1. Ports
  2. Port 3279

What Port 3279 Is

Port 3279 sits in the registered port range — the block from 1024 to 49151 where organizations and individuals can formally claim a port number from IANA for a specific service. Unlike the well-known ports below 1024, registered ports don't require root privileges to bind, and their assignments aren't always backed by a widely adopted protocol.

IANA's registry lists port 3279 (TCP and UDP) as belonging to a service named admind, registered by Jeff Haynes.1 No RFC accompanies this registration. No major software package publicly documents using it. "Admind" — presumably short for "administration daemon" — is the entirety of what's on record.

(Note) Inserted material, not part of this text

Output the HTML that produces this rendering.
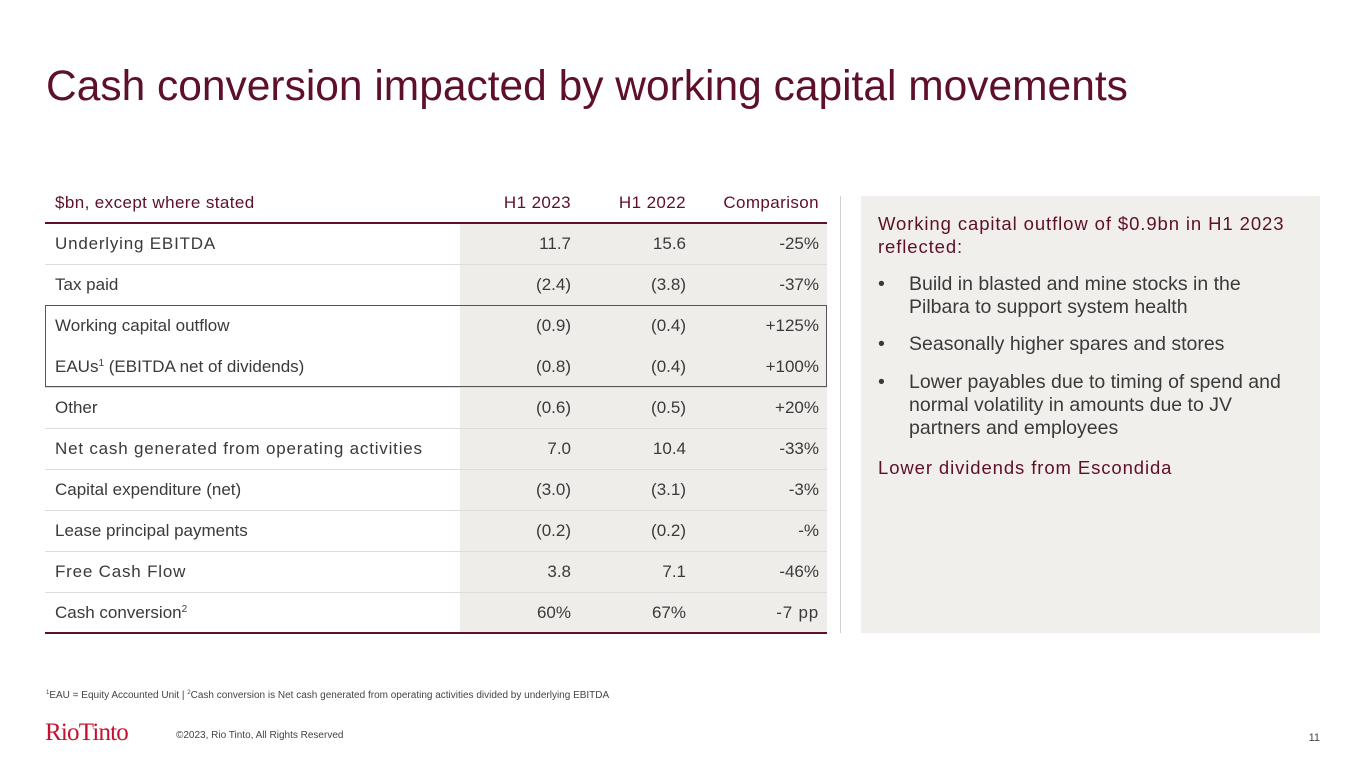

This happens more than you'd expect. Someone registers a port for a proprietary or internal tool, the tool never achieves widespread adoption, and the port number sits there, officially claimed but functionally unclaimed in any meaningful public sense.

The Citrix Overlap

There's a more concrete reason you might see traffic on port 3279 in an enterprise environment: Citrix Framehawk.

Framehawk is Citrix's display protocol designed for lossy, high-latency connections — think mobile workers on poor cellular links accessing virtual desktops. By default, Framehawk uses UDP across the range 3224–3324, choosing ports dynamically within that window.2 Port 3279 falls squarely in the middle.

If you see UDP traffic on port 3279 in a Citrix environment, Framehawk is the likely explanation — not the obscure "admind" registration.

How to Check What's Listening

If you see activity on port 3279 and want to know the source:

On Linux/macOS:

# Show what process is using port 3279
ss -tulpn | grep 3279

# Or with lsof
lsof -i :3279

On Windows:

# Show listening processes
netstat -ano | findstr :3279

# Match the PID to a process name
Get-Process -Id <PID>

If nothing appears in these outputs, no process is listening — the port is simply idle.

Why Unassigned (and Barely Assigned) Ports Matter

The registered port range is large enough — over 48,000 ports — that IANA has handed out assignments faster than the Internet could track them. Many registrations represent internal tools, abandoned projects, or proprietary software that never shipped publicly.

These near-ghost ports still matter for a few reasons. Security scanners flag unexpected listeners on any port. Firewalls need rules that account for legitimate ranges like Citrix's Framehawk window. And occasionally, malware picks port numbers that appear legitimate — a port with a real-sounding IANA name offers minor camouflage.

When you encounter traffic on a port like 3279, the registered name is a starting point, not an answer.